# Task requirements
Copy, exactly and only, the lines from the one with "Reproduce this chart with matplotlib." up to and including the one with "beta = list(range(1, 101))", leaving pictures out.
start Items
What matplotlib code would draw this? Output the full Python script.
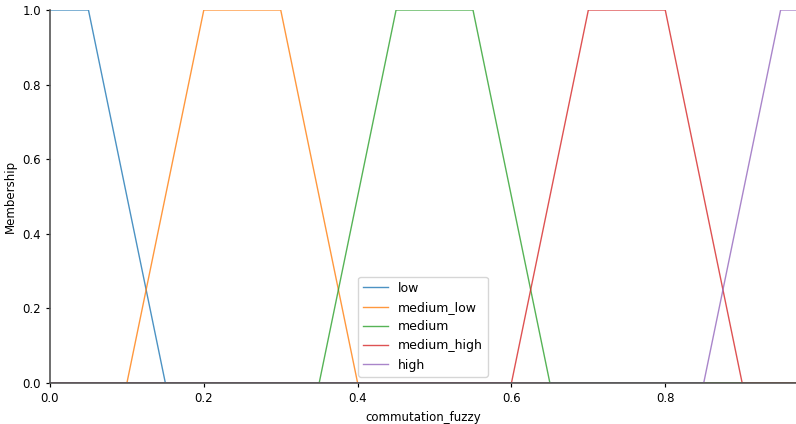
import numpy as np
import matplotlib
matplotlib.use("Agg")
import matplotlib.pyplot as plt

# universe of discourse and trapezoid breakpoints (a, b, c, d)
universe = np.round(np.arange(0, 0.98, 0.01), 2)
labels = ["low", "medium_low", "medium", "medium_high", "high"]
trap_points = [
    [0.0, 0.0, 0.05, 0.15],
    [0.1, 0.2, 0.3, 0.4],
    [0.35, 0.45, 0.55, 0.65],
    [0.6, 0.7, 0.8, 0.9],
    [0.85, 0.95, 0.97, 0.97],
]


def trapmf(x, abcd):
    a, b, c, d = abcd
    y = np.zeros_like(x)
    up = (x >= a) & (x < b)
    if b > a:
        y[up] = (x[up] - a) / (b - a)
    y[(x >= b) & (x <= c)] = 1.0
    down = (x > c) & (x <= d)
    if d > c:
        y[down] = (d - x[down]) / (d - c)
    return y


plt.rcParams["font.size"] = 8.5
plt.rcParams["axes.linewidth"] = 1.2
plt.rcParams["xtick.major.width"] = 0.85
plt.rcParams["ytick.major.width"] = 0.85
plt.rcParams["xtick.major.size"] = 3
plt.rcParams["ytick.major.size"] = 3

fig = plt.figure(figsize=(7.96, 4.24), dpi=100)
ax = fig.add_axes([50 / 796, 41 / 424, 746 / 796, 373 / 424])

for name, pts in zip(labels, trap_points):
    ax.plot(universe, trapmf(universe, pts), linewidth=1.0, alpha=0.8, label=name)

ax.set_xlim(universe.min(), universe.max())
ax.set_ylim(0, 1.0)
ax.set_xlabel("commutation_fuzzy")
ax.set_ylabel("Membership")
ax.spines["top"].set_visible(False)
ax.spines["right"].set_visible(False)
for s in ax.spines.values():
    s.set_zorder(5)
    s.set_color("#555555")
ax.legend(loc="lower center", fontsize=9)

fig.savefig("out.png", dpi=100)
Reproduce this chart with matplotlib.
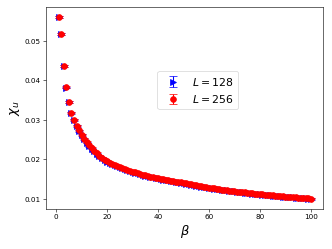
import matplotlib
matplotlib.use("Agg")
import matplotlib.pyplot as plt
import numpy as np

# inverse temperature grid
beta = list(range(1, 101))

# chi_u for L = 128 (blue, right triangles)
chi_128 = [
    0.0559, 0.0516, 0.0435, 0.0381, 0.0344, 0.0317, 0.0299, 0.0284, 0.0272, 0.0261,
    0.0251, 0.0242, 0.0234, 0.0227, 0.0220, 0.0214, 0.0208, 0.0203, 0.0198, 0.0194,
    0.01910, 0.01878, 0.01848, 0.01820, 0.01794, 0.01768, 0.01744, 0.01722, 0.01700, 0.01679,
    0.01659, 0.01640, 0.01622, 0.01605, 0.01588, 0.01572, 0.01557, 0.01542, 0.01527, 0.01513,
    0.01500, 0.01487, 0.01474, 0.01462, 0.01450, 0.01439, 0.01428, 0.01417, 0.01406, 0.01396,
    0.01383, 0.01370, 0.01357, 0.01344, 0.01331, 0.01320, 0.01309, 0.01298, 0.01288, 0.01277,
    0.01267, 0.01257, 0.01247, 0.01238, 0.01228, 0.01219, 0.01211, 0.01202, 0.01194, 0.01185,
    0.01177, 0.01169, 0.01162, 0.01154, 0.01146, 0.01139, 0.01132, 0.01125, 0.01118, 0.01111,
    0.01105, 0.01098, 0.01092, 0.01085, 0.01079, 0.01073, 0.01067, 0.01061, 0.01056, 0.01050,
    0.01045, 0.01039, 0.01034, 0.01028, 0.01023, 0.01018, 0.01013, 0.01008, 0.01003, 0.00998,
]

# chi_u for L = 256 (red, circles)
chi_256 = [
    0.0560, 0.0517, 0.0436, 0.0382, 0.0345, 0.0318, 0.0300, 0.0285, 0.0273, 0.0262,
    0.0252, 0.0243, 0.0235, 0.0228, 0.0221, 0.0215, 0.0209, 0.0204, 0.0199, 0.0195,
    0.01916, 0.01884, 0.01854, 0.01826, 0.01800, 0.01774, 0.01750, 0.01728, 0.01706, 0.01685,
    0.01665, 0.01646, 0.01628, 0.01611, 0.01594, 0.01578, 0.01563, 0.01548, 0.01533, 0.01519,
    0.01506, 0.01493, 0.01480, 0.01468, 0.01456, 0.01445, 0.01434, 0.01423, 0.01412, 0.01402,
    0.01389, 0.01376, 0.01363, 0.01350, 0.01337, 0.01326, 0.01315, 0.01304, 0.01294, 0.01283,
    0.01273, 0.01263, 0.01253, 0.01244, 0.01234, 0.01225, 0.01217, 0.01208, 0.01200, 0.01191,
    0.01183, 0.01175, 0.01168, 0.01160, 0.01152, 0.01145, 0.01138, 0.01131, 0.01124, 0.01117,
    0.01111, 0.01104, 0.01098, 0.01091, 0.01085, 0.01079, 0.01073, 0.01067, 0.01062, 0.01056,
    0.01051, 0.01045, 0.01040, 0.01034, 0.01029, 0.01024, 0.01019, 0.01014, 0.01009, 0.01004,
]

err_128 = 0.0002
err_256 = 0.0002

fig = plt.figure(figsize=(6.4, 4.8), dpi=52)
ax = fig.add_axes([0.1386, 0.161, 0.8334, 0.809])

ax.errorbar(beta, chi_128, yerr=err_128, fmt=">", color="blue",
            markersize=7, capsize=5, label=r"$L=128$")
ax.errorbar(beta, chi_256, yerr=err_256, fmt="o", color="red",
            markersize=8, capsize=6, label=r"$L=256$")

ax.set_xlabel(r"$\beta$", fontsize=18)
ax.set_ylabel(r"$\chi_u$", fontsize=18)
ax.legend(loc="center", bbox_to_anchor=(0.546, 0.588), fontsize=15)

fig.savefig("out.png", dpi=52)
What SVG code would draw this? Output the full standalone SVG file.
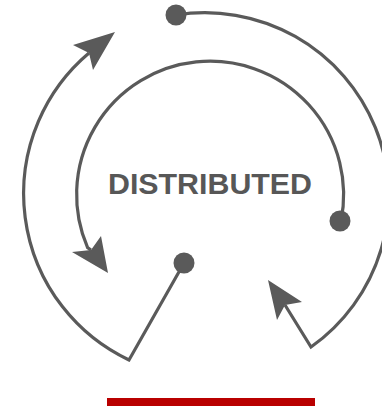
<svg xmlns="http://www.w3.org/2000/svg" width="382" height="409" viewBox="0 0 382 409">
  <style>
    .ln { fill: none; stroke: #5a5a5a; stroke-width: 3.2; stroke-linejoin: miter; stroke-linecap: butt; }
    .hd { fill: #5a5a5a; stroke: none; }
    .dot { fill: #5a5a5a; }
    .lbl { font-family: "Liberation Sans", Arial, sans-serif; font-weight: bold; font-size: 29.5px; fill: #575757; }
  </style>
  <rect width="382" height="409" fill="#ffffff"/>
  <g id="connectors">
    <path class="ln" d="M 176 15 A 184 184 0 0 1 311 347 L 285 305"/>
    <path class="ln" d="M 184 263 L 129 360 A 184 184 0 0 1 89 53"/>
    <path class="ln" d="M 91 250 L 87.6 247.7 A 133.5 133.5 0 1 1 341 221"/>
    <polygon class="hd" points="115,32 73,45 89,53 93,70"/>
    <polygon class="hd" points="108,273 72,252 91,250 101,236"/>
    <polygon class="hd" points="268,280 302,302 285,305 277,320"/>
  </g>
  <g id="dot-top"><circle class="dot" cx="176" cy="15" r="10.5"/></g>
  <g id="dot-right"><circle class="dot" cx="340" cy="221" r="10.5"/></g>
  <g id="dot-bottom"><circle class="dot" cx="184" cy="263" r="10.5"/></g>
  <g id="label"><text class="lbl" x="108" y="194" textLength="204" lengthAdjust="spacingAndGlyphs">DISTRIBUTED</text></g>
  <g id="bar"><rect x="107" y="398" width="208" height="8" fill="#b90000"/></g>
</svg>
end Items
# Right answer
Reproduce this chart with matplotlib.
import matplotlib
matplotlib.use("Agg")
import matplotlib.pyplot as plt
import numpy as np

# inverse temperature grid
beta = list(range(1, 101))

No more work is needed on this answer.